We demonstrate entanglement between the polarization of an infrared photon and a metastable $^{88}$Sr$^+$ ion qubit. This entanglement persists after transmitting the photon over a $2.8\:$km long commercial fiber deployed in an urban environment. Tomography of the ion-photon entangled state yields a fidelity of $0.949(4)$ within the laboratory and $0.929(5)$ after fiber transmission, not corrected for readout errors. Our results establish the Strontium ion as a promising candidate for metropolitan-scale quantum networking based on an atomic transition at $1092\:$nm, a wavelength compatible with existing telecom fiber infrastructure.

Figures (7)

• Figure 1: Quantum networking scheme. a) Reduced level diagram in $^{88}$Sr$^+$. The atomic qubit states $|0\rangle$ and $|1\rangle$ are $|4D_{3/2},-3/2\rangle$ and $|4D_{3/2},+1/2\rangle$ respectively. A short pulse of $\sigma^-$ light at $422\:$nm excites population from $|5S_{1/2},+1/2\rangle$ to $|5P_{1/2},-1/2\rangle$. Ion-photon entanglement at $1092\:$nm is generated upon decay to $4D_{3/2}$. b) Experimental setup. The emission patterns of the $\pi$ and $\sigma$ polarizations are shown with the ion at the center. By symmetry, $\pi$ light is not collected into the fiber, since the collection optics are parallel to the magnetic field. The photons are sent through SMF-$28$ optical fiber of length $2\:$m or $2.8\:$km. A series of three waveplates ($\lambda/4$, $\lambda/2$, and $\lambda/4$) provides full control over the polarization state of the photon. A Wollaston prism acts as a beam splitter before two detectors (SNSPDs).

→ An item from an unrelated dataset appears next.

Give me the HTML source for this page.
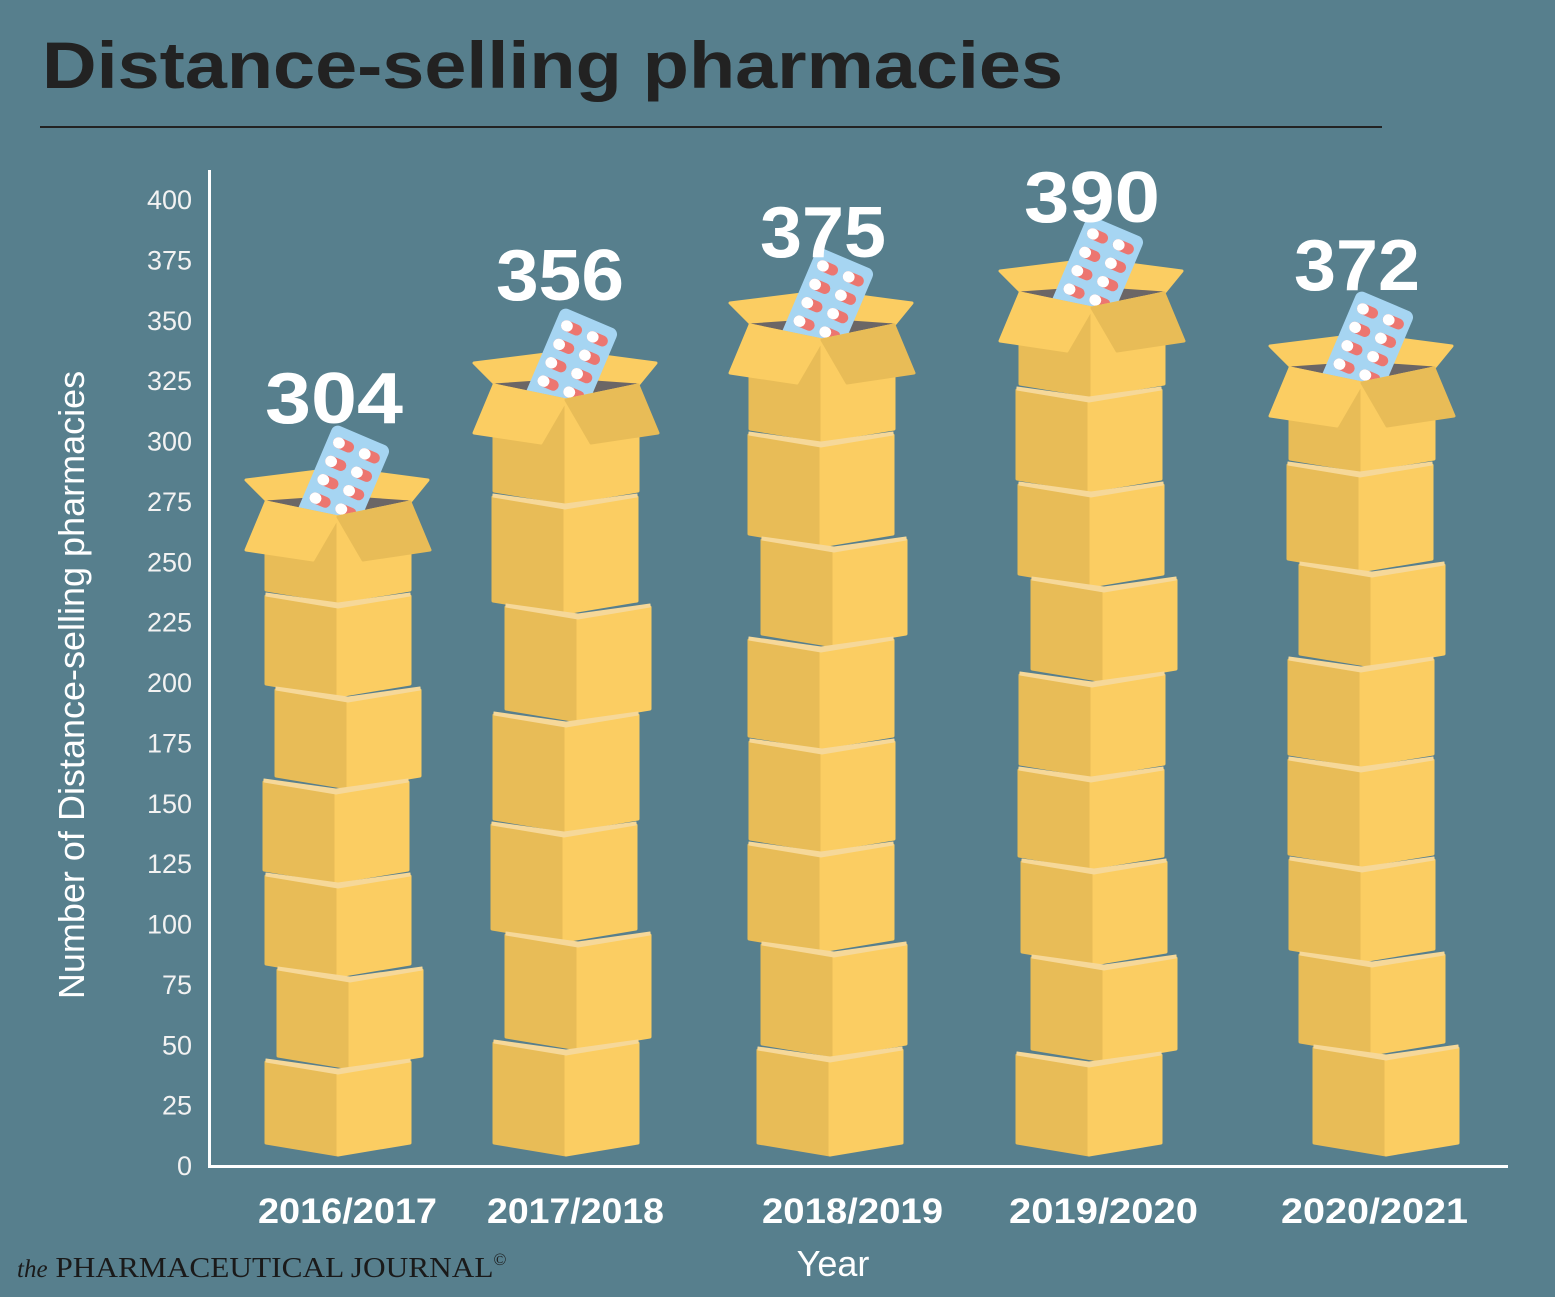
<!DOCTYPE html>
<html><head><meta charset="utf-8"><style>
html,body{margin:0;padding:0;background:#577f8d;}
svg{display:block}
</style></head><body>
<svg id="s" width="1555" height="1297" viewBox="0 0 1555 1297" xmlns="http://www.w3.org/2000/svg">
<rect width="1555" height="1297" fill="#577f8d"/>
<text x="42" y="88" font-family="Liberation Sans, sans-serif" font-weight="bold" font-size="66" fill="#222" textLength="1021" lengthAdjust="spacingAndGlyphs">Distance-selling pharmacies</text>
<rect x="40" y="126" width="1342" height="2" fill="#222"/>
<g id="g"></g>
<rect x="208" y="170" width="3" height="998" fill="#fff"/>
<rect x="208" y="1165" width="1300" height="3" fill="#fff"/>
<g font-family="Liberation Sans, sans-serif" font-size="27" fill="#f2f2f2" text-anchor="end" id="ticks"></g>
<text transform="translate(84,685) rotate(-90)" font-family="Liberation Sans, sans-serif" font-size="36" fill="#fff" text-anchor="middle">Number of Distance-selling pharmacies</text>
<g font-family="Liberation Sans, sans-serif" font-weight="bold" font-size="35" fill="#fff">
<text x="258" y="1223" textLength="179" lengthAdjust="spacingAndGlyphs">2016/2017</text>
<text x="487" y="1223" textLength="177" lengthAdjust="spacingAndGlyphs">2017/2018</text>
<text x="762" y="1223" textLength="181" lengthAdjust="spacingAndGlyphs">2018/2019</text>
<text x="1009" y="1223" textLength="189" lengthAdjust="spacingAndGlyphs">2019/2020</text>
<text x="1281" y="1223" textLength="187" lengthAdjust="spacingAndGlyphs">2020/2021</text>
</g>
<text x="833" y="1276" font-family="Liberation Sans, sans-serif" font-size="36" fill="#fff" text-anchor="middle">Year</text>
<text x="17" y="1277" font-family="Liberation Serif, serif" font-size="29" fill="#1a1a1a"><tspan font-style="italic" font-size="25">the</tspan><tspan textLength="446" lengthAdjust="spacingAndGlyphs"> PHARMACEUTICAL JOURNAL</tspan><tspan font-size="17" dy="-12">©</tspan></text>
<g font-family="Liberation Sans, sans-serif" font-weight="bold" font-size="72" fill="#fff">
<text x="265" y="423" textLength="138" lengthAdjust="spacingAndGlyphs">304</text>
<text x="496" y="300" textLength="128" lengthAdjust="spacingAndGlyphs">356</text>
<text x="760" y="257" textLength="126" lengthAdjust="spacingAndGlyphs">375</text>
<text x="1024" y="222" textLength="136" lengthAdjust="spacingAndGlyphs">390</text>
<text x="1294" y="290" textLength="126" lengthAdjust="spacingAndGlyphs">372</text>
</g>
</svg>
<script>
var NS="http://www.w3.org/2000/svg";
var g=document.getElementById('g'),tk=document.getElementById('ticks');
for(var v=0;v<=400;v+=25){var y=1165-v*2.415;var t=document.createElementNS(NS,'text');t.setAttribute('x',192);t.setAttribute('y',y+10);t.textContent=v;tk.appendChild(t);}
function poly(pts,fill,sw){var p=document.createElementNS(NS,'polygon');p.setAttribute('points',pts.map(function(a){return a[0]+','+a[1]}).join(' '));p.setAttribute('fill',fill);p.setAttribute('stroke',fill);p.setAttribute('stroke-linejoin','round');p.setAttribute('stroke-width',sw==null?'3':sw);g.appendChild(p);return p;}
var DK='#e8bc57',LT='#fbcd62',TOP='#f6d899';
function box(cx,top,h){
 var w=72;
 poly([[cx-w,top],[cx,top+12],[cx,top+h+12],[cx-w,top+h]],DK);
 poly([[cx,top+12],[cx+w,top],[cx+w,top+h],[cx,top+h+12]],LT);
 poly([[cx-w,top-3],[cx,top+7],[cx+w,top-3],[cx+w,top],[cx,top+12],[cx-w,top]],TOP,'1');
}
function openbox(cx,F,bot){
 poly([[cx-70,F-15],[cx-92,F-37],[cx-20,F-46],[cx,F-20]],LT);
 poly([[cx,F-20],[cx+22,F-46],[cx+90,F-37],[cx+72,F-15]],LT);
 poly([[cx-72,F-15],[cx,F-20],[cx+72,F-15],[cx,F]],'#6b6666');
 var pk=document.createElementNS(NS,'g');pk.setAttribute('transform','translate('+(cx+2)+','+(F-28)+') rotate(23)');
 var r=document.createElementNS(NS,'rect');r.setAttribute('x',-31);r.setAttribute('y',-58);r.setAttribute('width',62);r.setAttribute('height',116);r.setAttribute('rx',7);r.setAttribute('fill','#a6d5f2');pk.appendChild(r);
 for(var i=0;i<5;i++)for(var j=0;j<2;j++){var px=-14+j*28,py=-42+i*20;
  var a=document.createElementNS(NS,'rect');a.setAttribute('x',px-11);a.setAttribute('y',py-5.5);a.setAttribute('width',22);a.setAttribute('height',11);a.setAttribute('rx',5.5);a.setAttribute('fill','#ec7670');pk.appendChild(a);
  var b=document.createElementNS(NS,'rect');b.setAttribute('x',px-11);b.setAttribute('y',py-5.5);b.setAttribute('width',12);b.setAttribute('height',11);b.setAttribute('rx',5.5);b.setAttribute('fill','#fff');pk.appendChild(b);}
 g.appendChild(pk);
 poly([[cx-72,F-15],[cx,F],[cx,bot+12],[cx-72,bot]],DK);
 poly([[cx,F],[cx+72,F-15],[cx+72,bot],[cx,bot+12]],LT);
 poly([[cx-72,F-15],[cx,F],[cx-25,F+43],[cx-92,F+33]],LT);
 poly([[cx,F],[cx+72,F-15],[cx+92,F+33],[cx+25,F+43]],DK);
}
var cols=[
 {cx:338,F:517,tops:[1062,970,876,782,690,596],off:[0,12,0,-2,10,0]},
 {cx:566,F:400,tops:[1043,935,825,715,607,497],off:[0,12,-2,0,12,-1]},
 {cx:822,F:340,tops:[1050,945,845,742,640,540,435],off:[8,12,-1,0,-1,12,-1]},
 {cx:1092,F:308,tops:[1055,958,862,770,675,580,485,390],off:[-3,12,2,-1,0,12,-1,-3]},
 {cx:1362,F:383,tops:[1048,955,860,760,660,565,465],off:[24,10,0,-1,-1,10,-2]}
];
cols.forEach(function(c){
 var n=c.tops.length;
 openbox(c.cx,c.F,c.tops[n-1]-6);
 for(var i=n-1;i>=0;i--){
  var top=c.tops[i];var bottom=(i==0)?1155:c.tops[i-1]+6;
  box(c.cx+c.off[i],top,bottom-top-12);
 }
});
</script>
</body></html>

• Figure 2: Experimental sequence for generation of ion-photon entanglement. After laser cooling, up to $50$ attempts of entanglement generation are made. Each includes optical pumping to $|5S_{1/2},+1/2\rangle$ and then excitation to $|5P_{1/2},-1/2\rangle$. The wait time before detection depends on the length of fiber. If a photon click is registered on one of the two detectors during the detection window, the sequence proceeds to ion state rotation and measurement. Each attempt includes about $500\:$ns of latency.

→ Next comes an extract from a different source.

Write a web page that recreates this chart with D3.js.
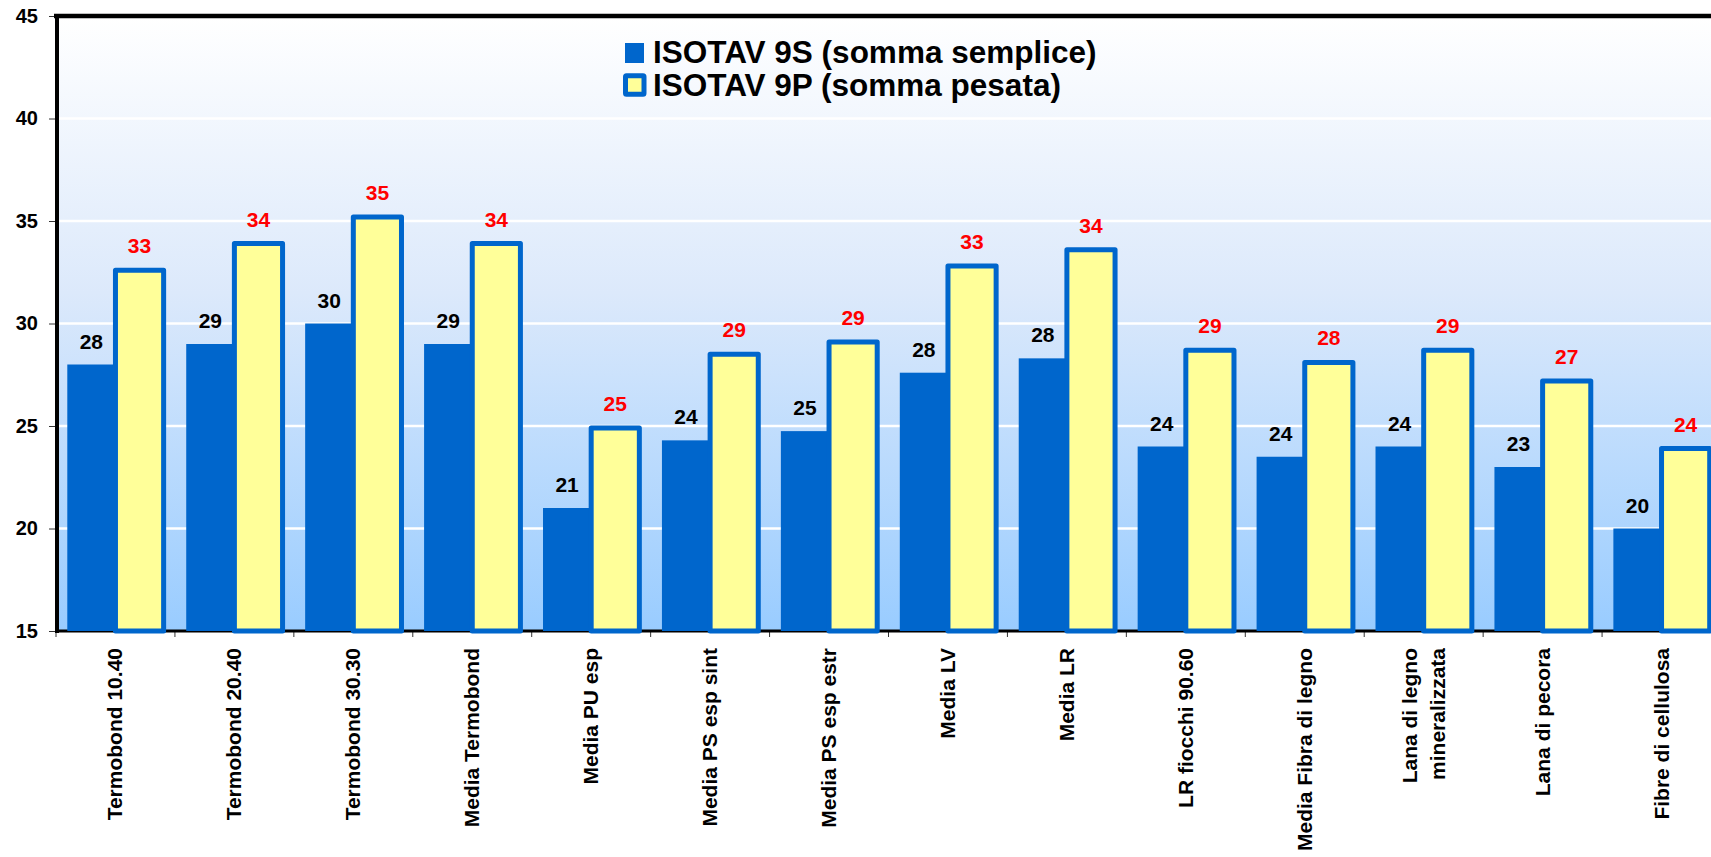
<!DOCTYPE html>
<html>
<head>
<meta charset="utf-8">
<script src="https://cdn.jsdelivr.net/npm/d3@7"></script>
<style>
  body { margin: 0; background: #ffffff; }
  text { font-family: "Liberation Sans", Arial, sans-serif; font-weight: bold; }
</style>
</head>
<body>
<div id="grafico"></div>
<script>
// DATI.
const categorie = [
  "Termobond 10.40", "Termobond 20.40", "Termobond 30.30", "Media Termobond",
  "Media PU esp", "Media PS esp sint", "Media PS esp estr", "Media LV",
  "Media LR", "LR fiocchi 90.60", "Media Fibra di legno",
  "Lana di legno\nmineralizzata", "Lana di pecora", "Fibre di cellulosa"
];
const serie = ["ISOTAV 9S (somma semplice)", "ISOTAV 9P (somma pesata)"];
const valori9S = [28, 29, 30, 29, 21, 24.3, 24.75, 27.6, 28.3, 24, 23.5, 24, 23, 20];
const valori9P = [32.6, 33.9, 35.2, 33.9, 24.9, 28.5, 29.1, 32.8, 33.6, 28.7, 28.1, 28.7, 27.2, 23.9];
const ticksY = [15, 20, 25, 30, 35, 40, 45];

// MISURE.
let width = 1711,
    height = 857;
let left = 56, top_ = 16, bottom = 631, right = 1721;
let fontTick = 20, fontValori = 21, fontCategorie = 21, fontLegenda = 31.5;

let svg = d3.select("#grafico").append("svg")
  .attr("width", width)
  .attr("height", height);

let y = d3.scaleLinear().domain([15, 45]).range([bottom, top_]);
let x0 = d3.scaleBand().domain(categorie).range([left, right])
  .paddingInner(0.19).paddingOuter(0.095);
let x1 = d3.scaleBand().domain([0, 1]).range([0, x0.bandwidth()]);

//--------------------------------------------------
// SFONDO.
function disegnaSfondo(){
  let grad = svg.append("defs").append("linearGradient")
    .attr("id", "sfondo")
    .attr("gradientUnits", "userSpaceOnUse")
    .attr("x1", 0).attr("x2", 0)
    .attr("y1", y(45)).attr("y2", y(15));
  grad.append("stop").attr("offset", 0).attr("stop-color", "#ffffff");
  grad.append("stop").attr("offset", 0.45).attr("stop-color", "#dce9fb");
  grad.append("stop").attr("offset", 1).attr("stop-color", "#99ccff");

  svg.append("rect")
    .attr("x", left).attr("y", y(45))
    .attr("width", right - left)
    .attr("height", y(15) - y(45))
    .attr("fill", "url(#sfondo)");

  // linee della griglia
  svg.append("g").selectAll("line")
    .data(ticksY.filter(function(d){ return d > 15 && d < 45; }))
    .enter().append("line")
    .attr("x1", left).attr("x2", right)
    .attr("y1", function(d){ return y(d); })
    .attr("y2", function(d){ return y(d); })
    .attr("stroke", "#ffffff")
    .attr("stroke-width", 2.5);
}

// ASSI.
function disegnaAssi(){
  let asseY = svg.append("g")
    .attr("transform", "translate(" + (left - 1) + ",0)")
    .call(d3.axisLeft(y).tickValues(ticksY).tickSize(6).tickPadding(11));
  asseY.select(".domain").remove();
  asseY.selectAll("line").attr("stroke", "#333");
  asseY.selectAll("text")
    .attr("font-size", fontTick + "px")
    .attr("font-family", "Liberation Sans, Arial, sans-serif")
    .attr("font-weight", "bold")
    .attr("fill", "#000");

  // tacche in basso tra le categorie
  let step = x0.step();
  svg.append("g").selectAll("line")
    .data(categorie).enter()
    .append("line")
    .attr("x1", function(d){ return x0(d) - step * x0.paddingInner() / 2; })
    .attr("x2", function(d){ return x0(d) - step * x0.paddingInner() / 2; })
    .attr("y1", bottom)
    .attr("y2", bottom + 6)
    .attr("stroke", "#333");

  // bordo superiore, asse sinistro e asse inferiore
  svg.append("line")
    .attr("x1", left - 2).attr("x2", width)
    .attr("y1", y(45)).attr("y2", y(45))
    .attr("stroke", "#000").attr("stroke-width", 4.5);
  svg.append("line")
    .attr("x1", left + 1).attr("x2", left + 1)
    .attr("y1", y(45) - 2).attr("y2", y(15) + 2)
    .attr("stroke", "#000").attr("stroke-width", 4);
  svg.append("line")
    .attr("x1", left - 1).attr("x2", width)
    .attr("y1", y(15)).attr("y2", y(15))
    .attr("stroke", "#000").attr("stroke-width", 3);
}

// BARRE.
function disegnaBarre(){
  svg.append("g").selectAll("rect")
    .data(valori9S).enter()
    .append("rect")
    .attr("x", function(d, i){ return x0(categorie[i]) + x1(0); })
    .attr("y", function(d){ return y(d); })
    .attr("width", x1.bandwidth())
    .attr("height", function(d){ return y(15) - y(d); })
    .attr("fill", "#0066cc");

  svg.append("g").selectAll("rect")
    .data(valori9P).enter()
    .append("rect")
    .attr("x", function(d, i){ return x0(categorie[i]) + x1(1); })
    .attr("y", function(d){ return y(d); })
    .attr("width", x1.bandwidth())
    .attr("height", function(d){ return y(15) - y(d); })
    .attr("fill", "#ffff99")
    .attr("stroke", "#0066cc")
    .attr("stroke-width", 5)
    .attr("stroke-linejoin", "round");
}

// ETICHETTE DEI VALORI.
function disegnaValori(){
  svg.append("g").selectAll("text")
    .data(valori9S).enter()
    .append("text")
    .text(function(d){ return Math.round(d); })
    .attr("x", function(d, i){ return x0(categorie[i]) + x1(0) + x1.bandwidth() / 2; })
    .attr("y", function(d){ return y(d) - 16; })
    .attr("text-anchor", "middle")
    .attr("font-size", fontValori + "px")
    .attr("fill", "#000");

  svg.append("g").selectAll("text")
    .data(valori9P).enter()
    .append("text")
    .text(function(d){ return Math.round(d); })
    .attr("x", function(d, i){ return x0(categorie[i]) + x1(1) + x1.bandwidth() / 2; })
    .attr("y", function(d){ return y(d) - 17; })
    .attr("text-anchor", "middle")
    .attr("font-size", fontValori + "px")
    .attr("fill", "#ff0000");
}

// ETICHETTE DELLE CATEGORIE.
function disegnaCategorie(){
  let righe = 28;
  let etichette = svg.append("g").selectAll("text")
    .data(categorie).enter()
    .append("text")
    .attr("transform", function(d){
      return "translate(" + (x0(d) + x0.bandwidth() / 2) + "," + (bottom + 17) + ") rotate(-90)";
    })
    .attr("text-anchor", "end")
    .attr("font-size", fontCategorie + "px")
    .attr("fill", "#000");

  etichette.each(function(d){
    let linee = d.split("\n");
    let n = linee.length;
    d3.select(this).selectAll("tspan")
      .data(linee).enter()
      .append("tspan")
      .attr("x", 0)
      .attr("y", function(_, i){ return 7 + (i - (n - 1) / 2) * righe; })
      .text(function(t){ return t; });
  });
}

// LEGENDA.
function disegnaLegenda(){
  let leg = svg.append("g");
  leg.append("rect")
    .attr("x", 625).attr("y", 43)
    .attr("width", 19).attr("height", 20)
    .attr("fill", "#0066cc");
  leg.append("rect")
    .attr("x", 625.5).attr("y", 75.8)
    .attr("width", 18.5).attr("height", 18.5)
    .attr("rx", 1)
    .attr("fill", "#ffff99")
    .attr("stroke", "#0066cc")
    .attr("stroke-width", 5);

  leg.selectAll("text")
    .data(serie).enter()
    .append("text")
    .text(function(d){ return d; })
    .attr("x", 653)
    .attr("y", function(_, i){ return 63 + i * 32.5; })
    .attr("font-size", fontLegenda + "px")
    .attr("fill", "#000");
}

//##################################################
disegnaSfondo();
disegnaAssi();
disegnaBarre();
disegnaValori();
disegnaCategorie();
disegnaLegenda();
</script>
</body>
</html>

• Figure 3: Results. The density matrix is reconstructed using Maximum Likelihood Estimation for the ion-photon entangled state through (a) $2\:$m of optical fiber in the laboratory, resulting in a fidelity of $0.949(4)$ and a purity of $0.908(7)$, and (b) $2.8\:$km of optical fiber deployed underground, resulting in a fidelity of $0.929(5)$ and a purity of $0.899(9)$. No active polarization stabilization is used for the deployed fiber. Due to the imbalanced coefficients in the entangled state, the diagonal elements are not equal. Ideal values are shown as outlines on the bars.
• Figure 4: Map of the fiber loop in downtown Durham, NC. The laboratory is located at the Duke Quantum Center (DQC). The fiber runs underground except for the locations marked by the green circles, which are network utility rooms. The fiber contains three splices and no connectors along its length.
• Figure A1: Qubit detection scheme. We use two different readout sequences for the two state populations. To detect the $|0\rangle$ state, shown in (a), we first optically pump the $|1\rangle$ state to $4D_{5/2}$, using a 408 nm $\sigma^+$ beam and a 1004 nm $\sigma^-$ beam. These beams also pump the $|4D_{3/2},-1/2\rangle$ and $|4D_{3/2},+3/2\rangle$ states to $4D_{5/2}$. We then turn on the 422 and 1092 nm lasers to detect the population that remains in $4D_{3/2}$, which is any population in $|0\rangle$. Detection of bright indicates $|0\rangle$ population. If the experimental errors that lead to population in $|4D_{3/2},-1/2\rangle$ and $|4D_{3/2},+3/2\rangle$ were negligible, detection of dark would indicate population in $|1\rangle$ with high fidelity. However, such leakage errors are non-negligible in our experiment. Thus, a separate detection method is required to measure $|1\rangle$. The experiment is re-run, this time with the measurement scheme shown in (b). A Raman $\pi$-pulse first flips the $|0\rangle$ and $|1\rangle$ states. The 408 and 1004 nm beams are then turned on to shelve. Finally, 422 and 1092 nm are used to detect the population remaining in $4D_{3/2}$, which this time corresponds to $|1\rangle$. In both sequences, population that has left the qubit manifold is detected as dark. Therefore, by post-selecting on bright events only, we are able to exclude those errors.